Strip the technical detail away and look at who is making the argument. Farage built a political career on the argument that Westminster politicians are self-serving, financially opaque and unaccountable to the public. He said the system needed someone from outside to clean it up. He is now the MP who has been found to have breached the Code of Conduct 17 times for late declarations of £384,000 in outside earnings. He is the subject of a formal Standards Commissioner inquiry over an undeclared £5 million gift from the man who funds two thirds of his party. His company owns properties that may or may not need to be on the register depending on an interpretation the public cannot verify. And his defence in every case has been the same: the rules say I do not have to.

The rules may say that. A man who spent thirty years telling everyone the rules were not good enough does not get to hide behind them when they protect him.
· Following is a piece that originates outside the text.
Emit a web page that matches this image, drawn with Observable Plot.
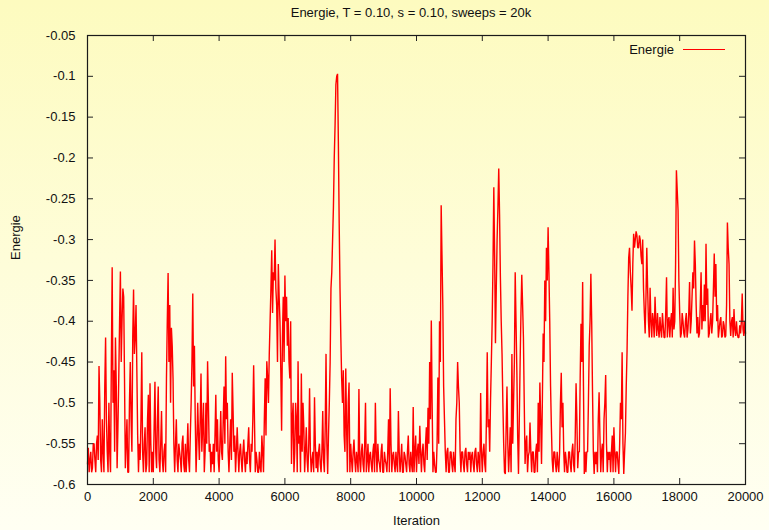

Farage does not have a corruption problem. He has a transparency problem.

Ferrari’s role runs through several of these stories. She purchased the Clacton house in cash. Farage told voters during the campaign that he had bought a home in Clacton. Land Registry records showed the property was in Ferrari’s name only. She first met Farage in 2007 when she was working as a waitress in Strasbourg. She went on to work as his EU parliamentary aide, ran the IDDE think tank that was accused of illegally diverting public money for UKIP’s benefit, and was a founding member of The Movement alongside Steve Bannon. She is not a peripheral figure. She is central to the financial and political operation around Farage, and several of the assets now under scrutiny are in her name.

Farage does not have a corruption problem. He has a transparency problem. And for a politician whose entire brand is built on transparency, that is worse.

Published by Open Govt on 2 July 2026.